Could you explain Marxism to a 6th grader?
Sep 17, 2018 1:02 PM
How would you explain Marxism to 6th graders?
A ways back I had an opportunity to give an impromptu lecture on the Russian Revolution to a department of history students.
It was a sixth grade class.
Part of my task was to introduce to them Vladimir “Nicolai” Lenin. Lenin’s revolutionary beliefs came from his study of Karl Marx.
It was necessary, therefore, as part of the lecture to give them a definition and explanation of Marxism. It had to be succinct and without jargon, laid out in plain English. On the other hand, I did not want to water it down, dumb it down, or turn it into a caricature.

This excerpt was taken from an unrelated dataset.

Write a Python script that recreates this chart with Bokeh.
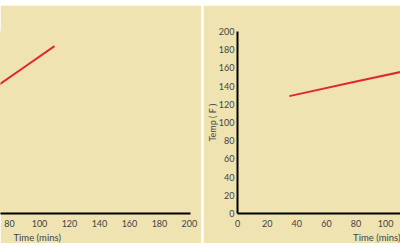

Here’s how I summarized the principles of Marxism/Leninism to an audience of 6th graders:
There is no God; there is only history, and history is irresistible.
History is all about the struggle between economic classes, between those who have property and those who don’t.
The root of all evil in the world is private property.
History is moving toward a condition of equilibrium called Communism in which everyone is equal and there is no more private property.
Communism is when no one owns anything, and everyone owns everything. Then—according to Marx—there will be no more evil, no more war, everyone will be happy, and we’ll all have peace.
It will take a violent revolution to pull it off—and then the government must takeover everything and force everyone to share. That’s called Socialism.
How did I do?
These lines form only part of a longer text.